Penn, who was publicising his new film The Gunman, said: "In the 60s we saw the horror of Vietnam on our screens every day. Today we are anaesthetised by political correctness. The American news channels did this with the Iraq war. They wouldn't show what it was about. They wouldn't show the caskets coming home."

Does he have a point? Should we be watching these beheadings? If we don't, are we anaesthetising ourselves?

He is right in remembering the impact of the Vietnam War. In sharp contrast to the First and Second World Wars, families at home could see what their troops were being exposed to. They could also see what they were doing. And they didn't like it. In Europe and America anti-war protest movements put pressure on their governments. Eventually America did quit Vietnam, in defeat.

As a consequence was the American government sparing in its coverage of the death toll from Iraq? Did it aim to better manage public opinion? Probably.

Did it need to be sparing? I'm not so sure.

Vietnam had enormous impact because it was the first televised war. Since then we have all seen plenty of "real violence". We have seen carnage following bombings in Syria and in Palestine. We've seen the remains of the Hutus and Tutsis massacred in Rwanda. We have seen people whose hands were chopped off by rebels in Sierra Leone. We've seen the dead lying rotting in villages razed by Boko Haram. I could continue.

Our minds are so choc-a-bloc with horror that some think we have grown accustomed to it, that our sensibilities are blunted. We are at least adept in blocking out what we don't want to absorb by switching channel or turning the page promptly when it feels like too much.

I certainly thought I knew the worst - until IS. Penn's comment made me wonder why I draw a line between watching some television news footage of war and a beheading in Syria or Iraq. This is my reason why.

I see a marked difference between IS videos and, say, the footage of the naked child in Cambodia filmed running screaming along a road, stripped and burned by napalm. The girl was caught on camera by a journalist whose purpose in being there was to show the world the awful truth. He was a dispassionate recorder of fact. It was for the viewer to draw their own conclusions about war and what it did to children.

The IS videos, by contrast, have been made entirely for propaganda. The beheadings aren't something caught on camera. They are staged. They are choreographed. The victims are in matching costumes - as are the killers. Speeches are made, messages are delivered. And the greatest message is a warning to be afraid.

It equates with the practice of placing heads on pikes and leaving them to rot on city walls.

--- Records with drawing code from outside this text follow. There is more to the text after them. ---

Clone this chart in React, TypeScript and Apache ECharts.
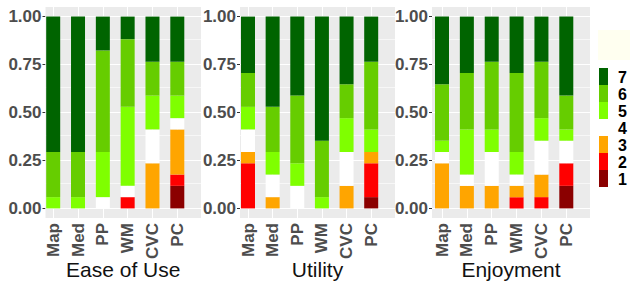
import React, { useEffect, useRef } from 'react';
import * as echarts from 'echarts';

// Categories and panels
const categories = ['Map', 'Med', 'PP', 'WM', 'CVC', 'PC'];
const levels = ['1', '2', '3', '4', '5', '6', '7'];
const legendOrder = ['7', '6', '5', '4', '3', '2', '1'];
const panelTitles = ['Ease of Use', 'Utility', 'Enjoyment'];
const yTicks = [0, 0.25, 0.5, 0.75, 1];
const yMinorTicks = [0.125, 0.375, 0.625, 0.875];
const respondents = 17;

// Counts of responses per level (1..7) for Map, Med, PP, WM, CVC, PC
const ease1 = [0, 0, 0, 0, 0, 2];
const ease2 = [0, 0, 0, 1, 0, 1];
const ease3 = [0, 0, 0, 0, 4, 4];
const ease4 = [0, 0, 1, 1, 3, 1];
const ease5 = [1, 1, 4, 7, 3, 2];
const ease6 = [4, 4, 9, 6, 3, 3];
const ease7 = [12, 12, 3, 2, 4, 4];

const util1 = [0, 0, 0, 0, 0, 1];
const util2 = [4, 0, 0, 0, 0, 3];
const util3 = [1, 1, 0, 0, 2, 1];
const util4 = [2, 2, 2, 0, 3, 0];
const util5 = [2, 2, 2, 1, 3, 2];
const util6 = [3, 4, 6, 5, 3, 6];
const util7 = [5, 8, 7, 11, 6, 4];

const enjoy1 = [0, 0, 0, 0, 0, 2];
const enjoy2 = [0, 0, 0, 1, 1, 2];
const enjoy3 = [4, 2, 2, 1, 2, 0];
const enjoy4 = [1, 1, 3, 1, 3, 2];
const enjoy5 = [1, 4, 2, 2, 2, 1];
const enjoy6 = [5, 5, 6, 7, 5, 3];
const enjoy7 = [6, 5, 4, 5, 4, 7];

const panelCounts = [
  [ease1, ease2, ease3, ease4, ease5, ease6, ease7],
  [util1, util2, util3, util4, util5, util6, util7],
  [enjoy1, enjoy2, enjoy3, enjoy4, enjoy5, enjoy6, enjoy7],
];

const levelColors = ['#8B0000', '#FF0000', '#FFA500', '#FFFFFF', '#7FFF00', '#66CD00', '#006400'];

// layout (panel backgrounds and bar-centre spans)
const panelLefts = [45.5, 240, 432];
const panelWidths = [155.5, 155, 158];
const barLefts = [53.2, 248, 442];
const barSpans = [124.1, 123.2, 124.3];
const PANEL_TOP = 7;
const PANEL_H = 211;
const FONT = '"Liberation Sans", Arial, sans-serif';

export default function App() {
  const ref = useRef<HTMLDivElement>(null);

  useEffect(() => {
    if (!ref.current) return;
    const chart = echarts.init(ref.current, undefined, { renderer: 'svg' });

    const grids: any[] = [];
    const xAxes: any[] = [];
    const yAxes: any[] = [];
    const series: any[] = [];

    panelTitles.forEach((title, p) => {
      const bg = 2 * p;
      const bars = 2 * p + 1;
      // background panel grid
      grids.push({
        left: panelLefts[p],
        top: PANEL_TOP,
        width: panelWidths[p],
        height: PANEL_H,
        show: true,
        backgroundColor: '#EBEBEB',
        borderWidth: 0,
        containLabel: false,
        outerBoundsMode: 'none',
      });
      // bar grid (from first to last bar centre)
      grids.push({
        left: barLefts[p],
        top: PANEL_TOP,
        width: barSpans[p],
        height: PANEL_H,
        show: false,
        containLabel: false,
        outerBoundsMode: 'none',
      });

      xAxes.push({
        type: 'value',
        gridIndex: bg,
        min: 0,
        max: 1,
        axisLine: { show: false },
        axisTick: { show: false },
        axisLabel: { show: false },
        splitLine: { show: false },
        name: title,
        nameLocation: 'middle',
        nameGap: 41,
        nameTextStyle: { fontSize: 21, color: '#111111', fontFamily: FONT },
      });
      xAxes.push({
        type: 'category',
        gridIndex: bars,
        data: categories,
        boundaryGap: false,
        axisLine: { show: false },
        splitLine: { show: false },
        axisTick: { show: true, length: 3, lineStyle: { color: '#333333', width: 1 } },
        axisLabel: {
          interval: 0,
          rotate: 90,
          margin: 5,
          fontSize: 17,
          fontWeight: 'bold',
          color: '#4D4D4D',
          fontFamily: FONT,
        },
      });

      yAxes.push({
        type: 'value',
        gridIndex: bg,
        min: -0.05,
        max: 1.05,
        axisLine: { show: false },
        splitLine: { show: false },
        axisTick: { show: true, customValues: yTicks, length: 3, lineStyle: { color: '#333333', width: 1 } },
        axisLabel: {
          customValues: yTicks,
          margin: 4,
          formatter: (v: number) => v.toFixed(2),
          fontSize: 17,
          fontWeight: 'bold',
          color: '#4D4D4D',
          fontFamily: FONT,
        },
      });
      yAxes.push({
        type: 'value',
        gridIndex: bars,
        min: -0.05,
        max: 1.05,
        show: false,
        splitLine: { show: false },
      });

      // horizontal grid lines on the panel
      series.push({
        type: 'scatter',
        name: 'hgrid' + p,
        xAxisIndex: bg,
        yAxisIndex: bg,
        data: [],
        silent: true,
        markLine: {
          silent: true,
          symbol: 'none',
          z: 1,
          animation: false,
          label: { show: false },
          lineStyle: { color: '#FFFFFF', type: 'solid', width: 1.1 },
          emphasis: { disabled: true },
          data: [
            ...yTicks.map((v) => ({ yAxis: v })),
            ...yMinorTicks.map((v) => ({ yAxis: v, lineStyle: { color: '#FFFFFF', type: 'solid', width: 0.6 } })),
          ],
        },
      });
      // vertical grid lines at category centres
      series.push({
        type: 'scatter',
        name: 'vgrid' + p,
        xAxisIndex: bars,
        yAxisIndex: bars,
        data: [],
        silent: true,
        markLine: {
          silent: true,
          symbol: 'none',
          z: 1,
          animation: false,
          label: { show: false },
          lineStyle: { color: '#FFFFFF', type: 'solid', width: 1.1 },
          emphasis: { disabled: true },
          data: categories.map((c) => ({ xAxis: c })),
        },
      });

      levels.forEach((lvl, l) => {
        series.push({
          type: 'bar',
          name: lvl,
          xAxisIndex: bars,
          yAxisIndex: bars,
          stack: 'panel' + p,
          barWidth: 14,
          clip: false,
          z: 3,
          itemStyle: { color: levelColors[l] },
          data: panelCounts[p][l].map((c) => c / respondents),
        });
      });
    });

    // legend keys (drawn as graphics so the keys touch each other)
    const legendGraphics: any[] = [];
    legendOrder.forEach((lvl, k) => {
      const color = levelColors[levels.indexOf(lvl)];
      legendGraphics.push({
        type: 'rect',
        left: 599,
        top: 68 + 17 * k,
        shape: { width: 9, height: 17 },
        style: { fill: color },
        silent: true,
      });
      legendGraphics.push({
        type: 'text',
        x: 618,
        y: 68 + 17 * k + 9,
        style: {
          text: lvl,
          fill: '#000000',
          font: `bold 16px ${FONT}`,
          verticalAlign: 'middle',
          align: 'left',
        },
        silent: true,
      });
    });

    chart.setOption({
      animation: false,
      grid: grids,
      xAxis: xAxes,
      yAxis: yAxes,
      graphic: [
        {
          type: 'rect',
          left: 598,
          top: 30,
          shape: { width: 32, height: 30 },
          style: { fill: '#FFFFF0' },
          silent: true,
        },
        ...legendGraphics,
      ],
      series,
    });

    return () => chart.dispose();
  }, []);

  return (
    <div
      ref={ref}
      style={{ position: 'absolute', left: 0, top: 0, width: 630, height: 283 }}
    />
  );
}
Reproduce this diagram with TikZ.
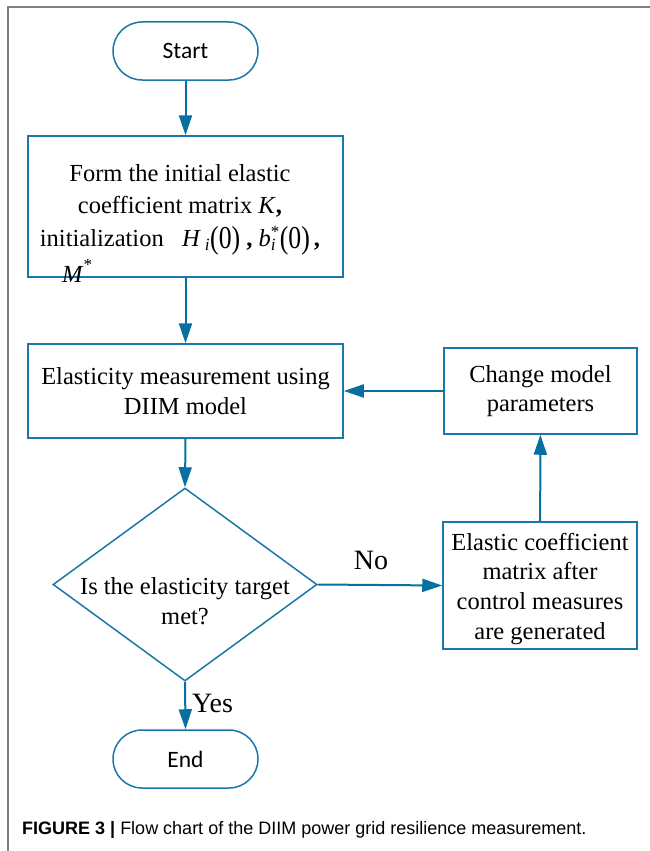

I would go further. I would parallel the watching of these videos with the watching of child abuse. It too involves filming a helpless victim being traumatised and harmed in a staged setting to be viewed by an audience. Many who watch child porn claim they would never themselves touch a child and that they do no harm because the film and had already been made. They were just watching.

But when the filmmaker is motivated by seeking an audience, isn't watching part of the crime?

And isn't there another danger? It's about letting something evil into your head. I remember some years ago the serial killer Ian Brady issued an invitation to the Scottish crime writer Ian Rankin, who was making a television programme on the nature of evil. He wanted Rankin to visit him. Rankin declined. "Brady was one voice I didn't want inside my head", he said.

It's an important consideration. Watching news footage of carnage around the world, visiting the battlefields of old is about being well-informed, about not taking war for granted. We may feel moved by the experience, as I was at the weekend. We may feel distressed, for example when we see Syria's devastated population. What we don't usually feel is manipulated into being witness to and somehow part of an awful and cruel depravity.

My refusal to watch the IS beheadings isn't just that I don't want to witness that level of violence or to allow myself to be used. It's that, like Rankin, I won't allow that level of evil into my head.

Unlike Penn, I feel we are exposed to more than enough violence. We act it out in video games, watch it in films and read about it in novels and watch it for real on the news. We are exposed to so much of it it's a wonder that we don't forget that there is also beauty and laughter in the world.

That is what I've taken from Passchendaele. If the young men lying in those graves or blasted beyond recognition could speak again, would they say we need more exposure to violence? Or would they urge us to lead the happiest and most peaceful lives we can manage; if only because they couldn't?